#### WORK TO BE COMPLETED
All of the lines below are to be printed again exactly; images are excluded from the output.

#### RECORDED DATA
- - -

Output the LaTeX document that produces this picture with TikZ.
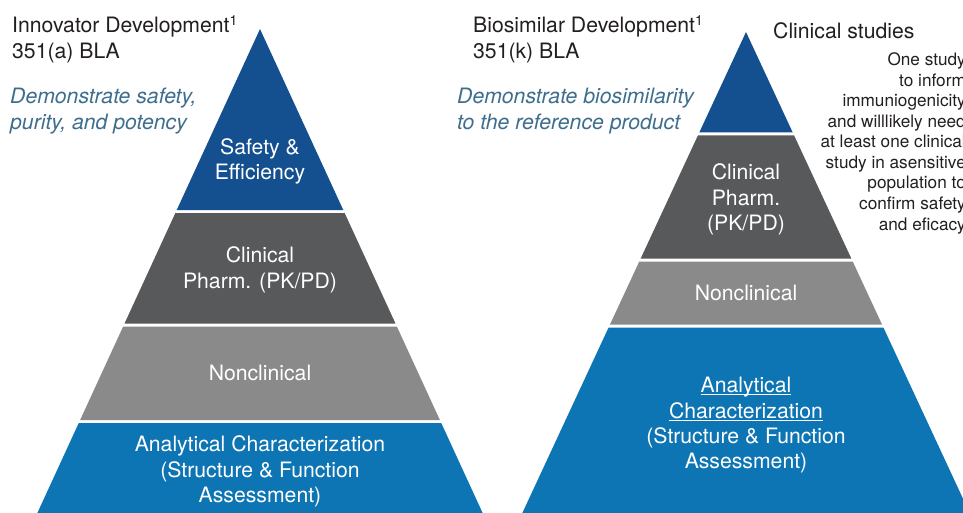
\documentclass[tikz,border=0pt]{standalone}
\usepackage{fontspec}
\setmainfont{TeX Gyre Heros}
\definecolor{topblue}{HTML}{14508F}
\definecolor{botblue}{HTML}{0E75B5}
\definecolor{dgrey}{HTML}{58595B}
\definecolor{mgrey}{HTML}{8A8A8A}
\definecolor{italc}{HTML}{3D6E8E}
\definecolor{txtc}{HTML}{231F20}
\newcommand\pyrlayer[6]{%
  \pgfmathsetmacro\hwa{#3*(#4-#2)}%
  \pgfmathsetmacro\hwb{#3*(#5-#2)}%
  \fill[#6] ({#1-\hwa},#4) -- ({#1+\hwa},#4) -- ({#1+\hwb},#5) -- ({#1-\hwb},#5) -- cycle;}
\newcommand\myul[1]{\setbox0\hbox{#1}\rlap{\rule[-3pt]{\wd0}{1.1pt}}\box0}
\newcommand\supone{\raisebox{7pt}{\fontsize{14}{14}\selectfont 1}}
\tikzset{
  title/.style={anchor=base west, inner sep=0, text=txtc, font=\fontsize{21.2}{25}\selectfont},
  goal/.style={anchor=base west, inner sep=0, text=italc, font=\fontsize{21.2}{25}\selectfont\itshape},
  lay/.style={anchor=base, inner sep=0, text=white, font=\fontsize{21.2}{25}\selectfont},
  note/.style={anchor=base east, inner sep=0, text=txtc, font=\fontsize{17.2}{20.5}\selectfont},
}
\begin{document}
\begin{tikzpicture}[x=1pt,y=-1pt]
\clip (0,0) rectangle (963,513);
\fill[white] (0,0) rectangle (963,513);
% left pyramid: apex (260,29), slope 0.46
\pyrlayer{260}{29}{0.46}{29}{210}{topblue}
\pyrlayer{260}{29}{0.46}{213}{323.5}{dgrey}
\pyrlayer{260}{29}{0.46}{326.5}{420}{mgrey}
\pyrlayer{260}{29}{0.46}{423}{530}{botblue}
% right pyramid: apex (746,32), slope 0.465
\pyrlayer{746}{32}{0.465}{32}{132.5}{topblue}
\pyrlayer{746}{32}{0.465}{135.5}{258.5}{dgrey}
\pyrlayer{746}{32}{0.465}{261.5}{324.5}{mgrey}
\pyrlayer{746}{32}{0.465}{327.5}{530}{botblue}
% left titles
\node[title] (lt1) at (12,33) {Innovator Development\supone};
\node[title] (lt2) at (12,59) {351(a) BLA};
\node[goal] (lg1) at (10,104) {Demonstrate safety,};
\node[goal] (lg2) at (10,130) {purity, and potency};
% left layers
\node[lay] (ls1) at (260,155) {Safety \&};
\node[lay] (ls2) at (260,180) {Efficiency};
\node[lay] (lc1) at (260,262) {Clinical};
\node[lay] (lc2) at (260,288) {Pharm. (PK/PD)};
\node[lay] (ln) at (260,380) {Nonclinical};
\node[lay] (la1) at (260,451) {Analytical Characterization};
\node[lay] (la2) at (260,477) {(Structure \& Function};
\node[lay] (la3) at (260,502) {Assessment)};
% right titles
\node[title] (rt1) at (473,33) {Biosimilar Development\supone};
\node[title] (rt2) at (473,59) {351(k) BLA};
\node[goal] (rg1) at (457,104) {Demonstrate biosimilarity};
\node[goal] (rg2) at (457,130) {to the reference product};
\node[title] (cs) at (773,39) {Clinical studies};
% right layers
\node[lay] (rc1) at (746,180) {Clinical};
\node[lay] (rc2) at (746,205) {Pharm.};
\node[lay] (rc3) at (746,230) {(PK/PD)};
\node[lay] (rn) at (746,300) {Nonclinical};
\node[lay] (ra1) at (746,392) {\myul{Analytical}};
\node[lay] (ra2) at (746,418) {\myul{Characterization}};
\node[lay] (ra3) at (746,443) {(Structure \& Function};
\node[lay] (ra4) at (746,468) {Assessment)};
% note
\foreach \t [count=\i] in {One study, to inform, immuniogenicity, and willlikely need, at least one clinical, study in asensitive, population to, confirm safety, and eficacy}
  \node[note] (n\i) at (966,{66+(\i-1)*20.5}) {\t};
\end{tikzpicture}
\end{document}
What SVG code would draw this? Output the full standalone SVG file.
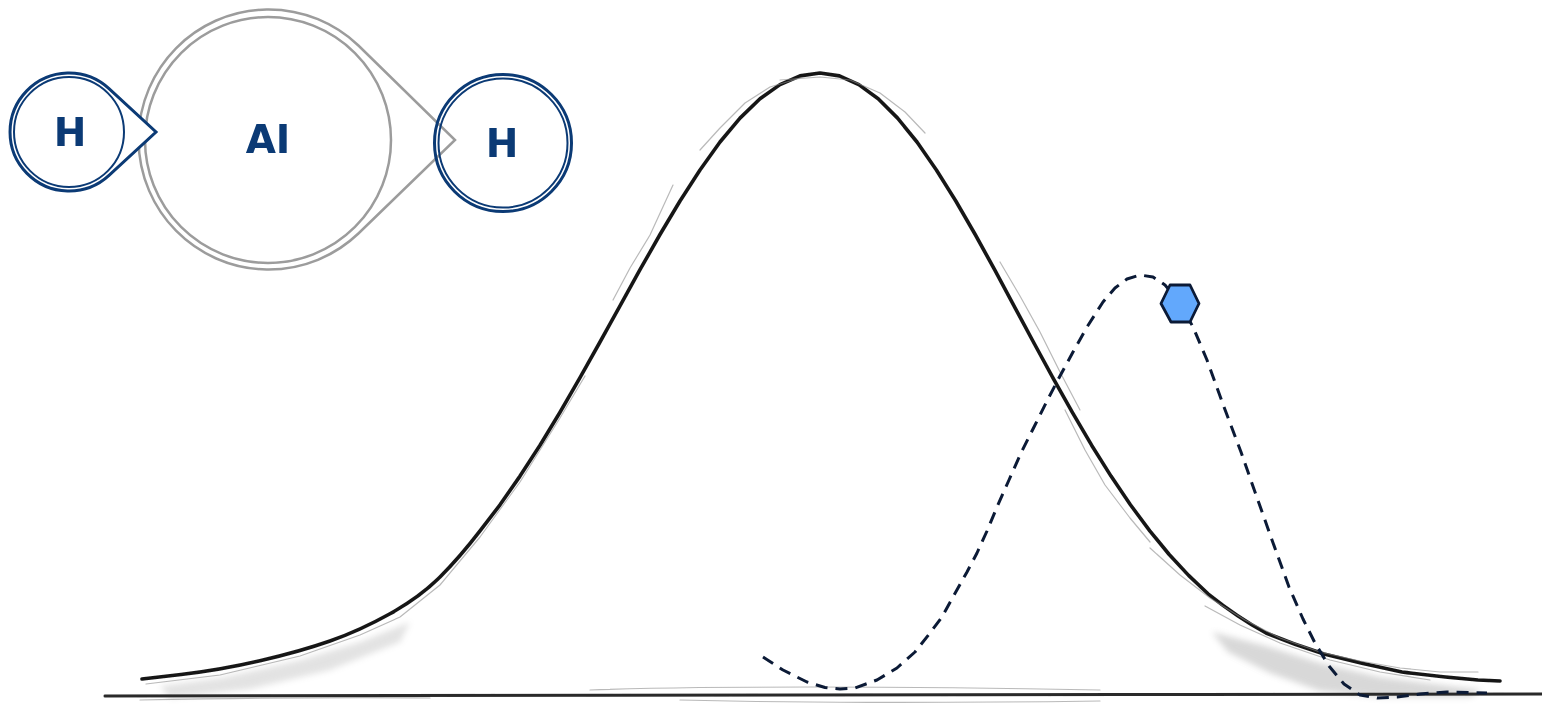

- - -

#### WORKED SOLUTION
Output the LaTeX document that produces this picture with TikZ.
\documentclass[tikz,border=0pt]{standalone}
\usepackage{fontspec}
\setmainfont{TeX Gyre Heros}
\definecolor{topblue}{HTML}{14508F}
\definecolor{botblue}{HTML}{0E75B5}
\definecolor{dgrey}{HTML}{58595B}
\definecolor{mgrey}{HTML}{8A8A8A}
\definecolor{italc}{HTML}{3D6E8E}
\definecolor{txtc}{HTML}{231F20}
\newcommand\pyrlayer[6]{%
  \pgfmathsetmacro\hwa{#3*(#4-#2)}%
  \pgfmathsetmacro\hwb{#3*(#5-#2)}%
  \fill[#6] ({#1-\hwa},#4) -- ({#1+\hwa},#4) -- ({#1+\hwb},#5) -- ({#1-\hwb},#5) -- cycle;}
\newcommand\myul[1]{\setbox0\hbox{#1}\rlap{\rule[-3pt]{\wd0}{1.1pt}}\box0}
\newcommand\supone{\raisebox{7pt}{\fontsize{14}{14}\selectfont 1}}
\tikzset{
  title/.style={anchor=base west, inner sep=0, text=txtc, font=\fontsize{21.2}{25}\selectfont},
  goal/.style={anchor=base west, inner sep=0, text=italc, font=\fontsize{21.2}{25}\selectfont\itshape},
  lay/.style={anchor=base, inner sep=0, text=white, font=\fontsize{21.2}{25}\selectfont},
  note/.style={anchor=base east, inner sep=0, text=txtc, font=\fontsize{17.2}{20.5}\selectfont},
}
\begin{document}
\begin{tikzpicture}[x=1pt,y=-1pt]
\clip (0,0) rectangle (963,513);
\fill[white] (0,0) rectangle (963,513);
% left pyramid: apex (260,29), slope 0.46
\pyrlayer{260}{29}{0.46}{29}{210}{topblue}
\pyrlayer{260}{29}{0.46}{213}{323.5}{dgrey}
\pyrlayer{260}{29}{0.46}{326.5}{420}{mgrey}
\pyrlayer{260}{29}{0.46}{423}{530}{botblue}
% right pyramid: apex (746,32), slope 0.465
\pyrlayer{746}{32}{0.465}{32}{132.5}{topblue}
\pyrlayer{746}{32}{0.465}{135.5}{258.5}{dgrey}
\pyrlayer{746}{32}{0.465}{261.5}{324.5}{mgrey}
\pyrlayer{746}{32}{0.465}{327.5}{530}{botblue}
% left titles
\node[title] (lt1) at (12,33) {Innovator Development\supone};
\node[title] (lt2) at (12,59) {351(a) BLA};
\node[goal] (lg1) at (10,104) {Demonstrate safety,};
\node[goal] (lg2) at (10,130) {purity, and potency};
% left layers
\node[lay] (ls1) at (260,155) {Safety \&};
\node[lay] (ls2) at (260,180) {Efficiency};
\node[lay] (lc1) at (260,262) {Clinical};
\node[lay] (lc2) at (260,288) {Pharm. (PK/PD)};
\node[lay] (ln) at (260,380) {Nonclinical};
\node[lay] (la1) at (260,451) {Analytical Characterization};
\node[lay] (la2) at (260,477) {(Structure \& Function};
\node[lay] (la3) at (260,502) {Assessment)};
% right titles
\node[title] (rt1) at (473,33) {Biosimilar Development\supone};
\node[title] (rt2) at (473,59) {351(k) BLA};
\node[goal] (rg1) at (457,104) {Demonstrate biosimilarity};
\node[goal] (rg2) at (457,130) {to the reference product};
\node[title] (cs) at (773,39) {Clinical studies};
% right layers
\node[lay] (rc1) at (746,180) {Clinical};
\node[lay] (rc2) at (746,205) {Pharm.};
\node[lay] (rc3) at (746,230) {(PK/PD)};
\node[lay] (rn) at (746,300) {Nonclinical};
\node[lay] (ra1) at (746,392) {\myul{Analytical}};
\node[lay] (ra2) at (746,418) {\myul{Characterization}};
\node[lay] (ra3) at (746,443) {(Structure \& Function};
\node[lay] (ra4) at (746,468) {Assessment)};
% note
\foreach \t [count=\i] in {One study, to inform, immuniogenicity, and willlikely need, at least one clinical, study in asensitive, population to, confirm safety, and eficacy}
  \node[note] (n\i) at (966,{66+(\i-1)*20.5}) {\t};
\end{tikzpicture}
\end{document}
What SVG code would draw this? Output the full standalone SVG file.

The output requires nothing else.